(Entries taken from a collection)
━━━━━━━━━━

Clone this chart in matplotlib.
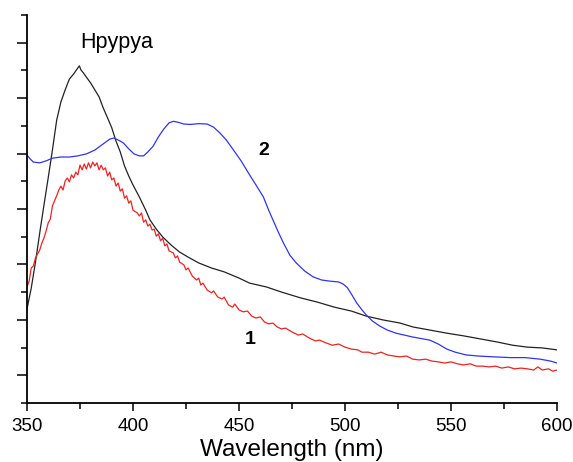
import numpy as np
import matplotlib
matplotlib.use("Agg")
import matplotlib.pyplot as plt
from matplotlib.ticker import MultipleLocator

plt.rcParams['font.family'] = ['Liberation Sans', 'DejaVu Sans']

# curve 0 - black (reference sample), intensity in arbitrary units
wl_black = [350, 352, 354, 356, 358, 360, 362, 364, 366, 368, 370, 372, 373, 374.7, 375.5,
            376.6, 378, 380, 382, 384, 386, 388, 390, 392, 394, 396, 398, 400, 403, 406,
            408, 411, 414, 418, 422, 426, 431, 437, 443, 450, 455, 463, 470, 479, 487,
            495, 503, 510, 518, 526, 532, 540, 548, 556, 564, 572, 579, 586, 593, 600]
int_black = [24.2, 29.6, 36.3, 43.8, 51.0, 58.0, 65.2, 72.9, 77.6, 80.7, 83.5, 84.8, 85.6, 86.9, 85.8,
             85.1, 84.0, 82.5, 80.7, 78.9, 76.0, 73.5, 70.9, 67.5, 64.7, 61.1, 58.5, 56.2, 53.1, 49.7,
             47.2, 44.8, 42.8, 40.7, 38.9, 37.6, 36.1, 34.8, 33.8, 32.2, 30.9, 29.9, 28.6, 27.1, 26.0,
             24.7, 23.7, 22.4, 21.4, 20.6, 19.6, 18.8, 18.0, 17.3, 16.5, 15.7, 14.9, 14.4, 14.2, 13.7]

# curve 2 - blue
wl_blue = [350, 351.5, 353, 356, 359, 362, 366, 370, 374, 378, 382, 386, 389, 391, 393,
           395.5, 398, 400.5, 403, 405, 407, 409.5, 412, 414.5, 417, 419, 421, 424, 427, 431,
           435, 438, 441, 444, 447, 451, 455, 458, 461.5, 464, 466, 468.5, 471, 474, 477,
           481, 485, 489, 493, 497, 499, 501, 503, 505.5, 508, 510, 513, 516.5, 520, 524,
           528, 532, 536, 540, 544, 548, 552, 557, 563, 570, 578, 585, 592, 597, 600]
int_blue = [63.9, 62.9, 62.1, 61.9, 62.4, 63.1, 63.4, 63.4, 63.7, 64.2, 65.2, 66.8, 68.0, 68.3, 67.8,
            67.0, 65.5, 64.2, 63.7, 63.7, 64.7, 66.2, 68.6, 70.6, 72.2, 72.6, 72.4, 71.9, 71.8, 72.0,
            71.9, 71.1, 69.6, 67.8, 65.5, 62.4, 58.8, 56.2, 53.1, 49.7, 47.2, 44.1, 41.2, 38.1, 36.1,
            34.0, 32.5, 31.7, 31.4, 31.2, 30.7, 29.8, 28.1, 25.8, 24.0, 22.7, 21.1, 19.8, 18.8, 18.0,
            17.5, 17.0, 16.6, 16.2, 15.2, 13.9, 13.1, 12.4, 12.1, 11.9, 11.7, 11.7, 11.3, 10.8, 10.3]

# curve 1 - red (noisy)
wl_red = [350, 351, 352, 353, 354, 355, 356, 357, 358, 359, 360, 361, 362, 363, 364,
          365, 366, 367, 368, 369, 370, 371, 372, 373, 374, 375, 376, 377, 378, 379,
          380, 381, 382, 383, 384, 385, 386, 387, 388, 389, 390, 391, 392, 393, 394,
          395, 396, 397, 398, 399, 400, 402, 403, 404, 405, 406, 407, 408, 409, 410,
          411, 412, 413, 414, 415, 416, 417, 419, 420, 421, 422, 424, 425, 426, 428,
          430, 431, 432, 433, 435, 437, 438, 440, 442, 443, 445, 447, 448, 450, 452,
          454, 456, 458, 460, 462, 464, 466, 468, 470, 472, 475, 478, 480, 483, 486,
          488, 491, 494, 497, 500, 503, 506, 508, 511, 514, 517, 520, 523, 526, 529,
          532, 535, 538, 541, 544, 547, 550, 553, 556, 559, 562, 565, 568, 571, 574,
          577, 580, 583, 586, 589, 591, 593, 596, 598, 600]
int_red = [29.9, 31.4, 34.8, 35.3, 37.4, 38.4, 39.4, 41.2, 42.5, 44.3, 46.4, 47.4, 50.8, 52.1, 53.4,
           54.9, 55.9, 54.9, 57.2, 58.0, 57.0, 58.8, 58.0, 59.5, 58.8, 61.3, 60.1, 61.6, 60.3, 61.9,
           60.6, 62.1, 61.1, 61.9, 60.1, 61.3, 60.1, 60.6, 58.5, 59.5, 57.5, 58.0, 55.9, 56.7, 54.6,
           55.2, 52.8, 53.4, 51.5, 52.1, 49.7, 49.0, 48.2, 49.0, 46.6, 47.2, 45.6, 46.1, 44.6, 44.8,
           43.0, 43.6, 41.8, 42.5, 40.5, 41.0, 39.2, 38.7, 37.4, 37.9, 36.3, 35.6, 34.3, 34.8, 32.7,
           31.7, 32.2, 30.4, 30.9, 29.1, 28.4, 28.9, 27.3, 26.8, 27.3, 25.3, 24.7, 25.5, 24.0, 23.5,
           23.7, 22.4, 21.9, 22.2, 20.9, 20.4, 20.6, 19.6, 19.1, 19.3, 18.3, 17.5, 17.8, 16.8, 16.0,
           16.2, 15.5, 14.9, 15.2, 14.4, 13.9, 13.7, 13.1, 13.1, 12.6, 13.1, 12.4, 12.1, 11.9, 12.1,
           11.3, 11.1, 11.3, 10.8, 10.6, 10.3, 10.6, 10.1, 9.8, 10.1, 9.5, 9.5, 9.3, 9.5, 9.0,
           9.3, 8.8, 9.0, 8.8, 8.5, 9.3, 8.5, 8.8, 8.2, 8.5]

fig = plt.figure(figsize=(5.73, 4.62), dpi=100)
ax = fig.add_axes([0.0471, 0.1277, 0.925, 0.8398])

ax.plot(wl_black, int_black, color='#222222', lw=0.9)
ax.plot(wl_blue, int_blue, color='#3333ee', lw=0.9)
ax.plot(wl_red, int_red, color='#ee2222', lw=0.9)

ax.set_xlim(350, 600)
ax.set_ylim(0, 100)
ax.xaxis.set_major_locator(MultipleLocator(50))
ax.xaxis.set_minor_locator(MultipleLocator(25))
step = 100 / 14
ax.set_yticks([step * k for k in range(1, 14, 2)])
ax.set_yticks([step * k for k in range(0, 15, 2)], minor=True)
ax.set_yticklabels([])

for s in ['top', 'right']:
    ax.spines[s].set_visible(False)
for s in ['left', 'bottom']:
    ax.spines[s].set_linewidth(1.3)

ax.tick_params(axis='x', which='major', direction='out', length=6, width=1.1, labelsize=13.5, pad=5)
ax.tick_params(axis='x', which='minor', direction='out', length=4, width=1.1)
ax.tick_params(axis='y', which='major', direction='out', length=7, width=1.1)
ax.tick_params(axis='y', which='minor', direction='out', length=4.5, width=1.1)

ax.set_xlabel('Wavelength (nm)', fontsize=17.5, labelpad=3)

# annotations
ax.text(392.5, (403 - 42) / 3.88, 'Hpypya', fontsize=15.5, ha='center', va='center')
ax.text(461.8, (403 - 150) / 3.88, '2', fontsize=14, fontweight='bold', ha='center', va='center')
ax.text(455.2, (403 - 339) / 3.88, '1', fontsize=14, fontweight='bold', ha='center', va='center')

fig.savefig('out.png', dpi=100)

━━━━━━━━━━

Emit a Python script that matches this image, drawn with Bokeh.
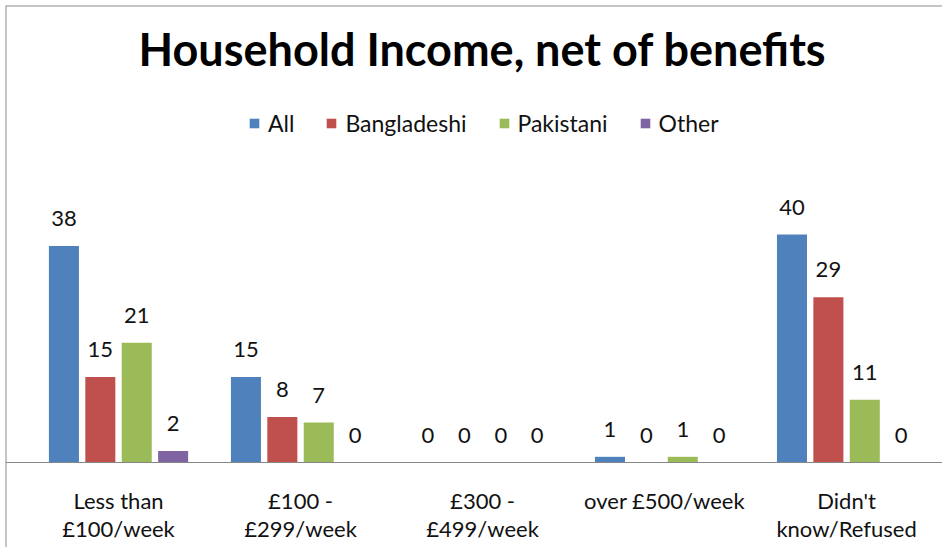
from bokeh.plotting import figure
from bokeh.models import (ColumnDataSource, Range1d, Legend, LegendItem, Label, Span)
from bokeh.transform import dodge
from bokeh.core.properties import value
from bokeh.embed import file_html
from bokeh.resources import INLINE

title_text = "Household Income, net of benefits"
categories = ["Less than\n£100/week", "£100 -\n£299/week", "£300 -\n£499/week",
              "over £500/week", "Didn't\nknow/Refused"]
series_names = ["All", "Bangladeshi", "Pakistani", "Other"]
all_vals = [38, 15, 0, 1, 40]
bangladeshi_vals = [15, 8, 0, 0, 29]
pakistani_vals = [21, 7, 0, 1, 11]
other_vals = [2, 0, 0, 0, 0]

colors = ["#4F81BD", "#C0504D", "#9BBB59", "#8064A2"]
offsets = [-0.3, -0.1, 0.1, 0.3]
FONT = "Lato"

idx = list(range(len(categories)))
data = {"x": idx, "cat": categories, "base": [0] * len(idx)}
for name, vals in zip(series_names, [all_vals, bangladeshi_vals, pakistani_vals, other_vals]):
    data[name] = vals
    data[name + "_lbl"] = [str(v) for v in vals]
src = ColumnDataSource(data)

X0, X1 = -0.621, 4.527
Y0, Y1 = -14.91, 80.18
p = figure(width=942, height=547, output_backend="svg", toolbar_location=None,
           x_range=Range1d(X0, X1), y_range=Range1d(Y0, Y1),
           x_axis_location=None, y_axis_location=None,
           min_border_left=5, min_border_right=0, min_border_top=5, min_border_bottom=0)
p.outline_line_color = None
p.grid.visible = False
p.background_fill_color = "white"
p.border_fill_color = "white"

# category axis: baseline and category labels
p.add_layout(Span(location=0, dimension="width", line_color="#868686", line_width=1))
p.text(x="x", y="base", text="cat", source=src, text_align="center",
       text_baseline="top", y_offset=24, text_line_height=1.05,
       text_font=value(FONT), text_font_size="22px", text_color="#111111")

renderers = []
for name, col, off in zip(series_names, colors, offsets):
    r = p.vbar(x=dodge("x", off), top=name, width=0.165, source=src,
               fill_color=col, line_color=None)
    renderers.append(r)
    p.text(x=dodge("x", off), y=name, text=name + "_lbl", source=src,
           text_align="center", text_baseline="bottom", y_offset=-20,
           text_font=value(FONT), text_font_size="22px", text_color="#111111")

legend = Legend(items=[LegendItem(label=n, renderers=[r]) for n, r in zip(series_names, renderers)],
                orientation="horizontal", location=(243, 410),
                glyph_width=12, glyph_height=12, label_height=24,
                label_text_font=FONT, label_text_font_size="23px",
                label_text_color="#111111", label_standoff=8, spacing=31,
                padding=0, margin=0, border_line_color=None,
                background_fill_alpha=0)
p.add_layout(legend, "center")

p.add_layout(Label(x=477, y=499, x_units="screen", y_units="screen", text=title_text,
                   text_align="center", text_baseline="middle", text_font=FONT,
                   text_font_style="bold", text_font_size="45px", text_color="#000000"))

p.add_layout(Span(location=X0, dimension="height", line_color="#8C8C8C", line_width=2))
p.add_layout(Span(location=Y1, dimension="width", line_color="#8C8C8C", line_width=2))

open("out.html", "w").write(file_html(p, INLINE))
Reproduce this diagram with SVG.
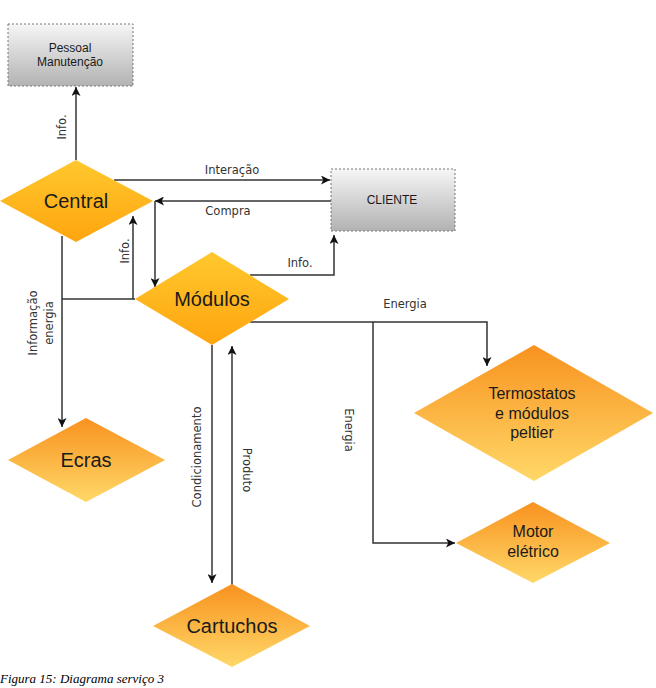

━━━━━━━━━━

Drop the images and output only the lines from the one that contains "Emit a Python" to the one that contains "src = ColumnDataSource(data)", both included.

Emit a Python script that matches this image, drawn with Bokeh.
from bokeh.plotting import figure
from bokeh.models import (ColumnDataSource, Range1d, Legend, LegendItem, Label, Span)
from bokeh.transform import dodge
from bokeh.core.properties import value
from bokeh.embed import file_html
from bokeh.resources import INLINE

title_text = "Household Income, net of benefits"
categories = ["Less than\n£100/week", "£100 -\n£299/week", "£300 -\n£499/week",
              "over £500/week", "Didn't\nknow/Refused"]
series_names = ["All", "Bangladeshi", "Pakistani", "Other"]
all_vals = [38, 15, 0, 1, 40]
bangladeshi_vals = [15, 8, 0, 0, 29]
pakistani_vals = [21, 7, 0, 1, 11]
other_vals = [2, 0, 0, 0, 0]

colors = ["#4F81BD", "#C0504D", "#9BBB59", "#8064A2"]
offsets = [-0.3, -0.1, 0.1, 0.3]
FONT = "Lato"

idx = list(range(len(categories)))
data = {"x": idx, "cat": categories, "base": [0] * len(idx)}
for name, vals in zip(series_names, [all_vals, bangladeshi_vals, pakistani_vals, other_vals]):
    data[name] = vals
    data[name + "_lbl"] = [str(v) for v in vals]
src = ColumnDataSource(data)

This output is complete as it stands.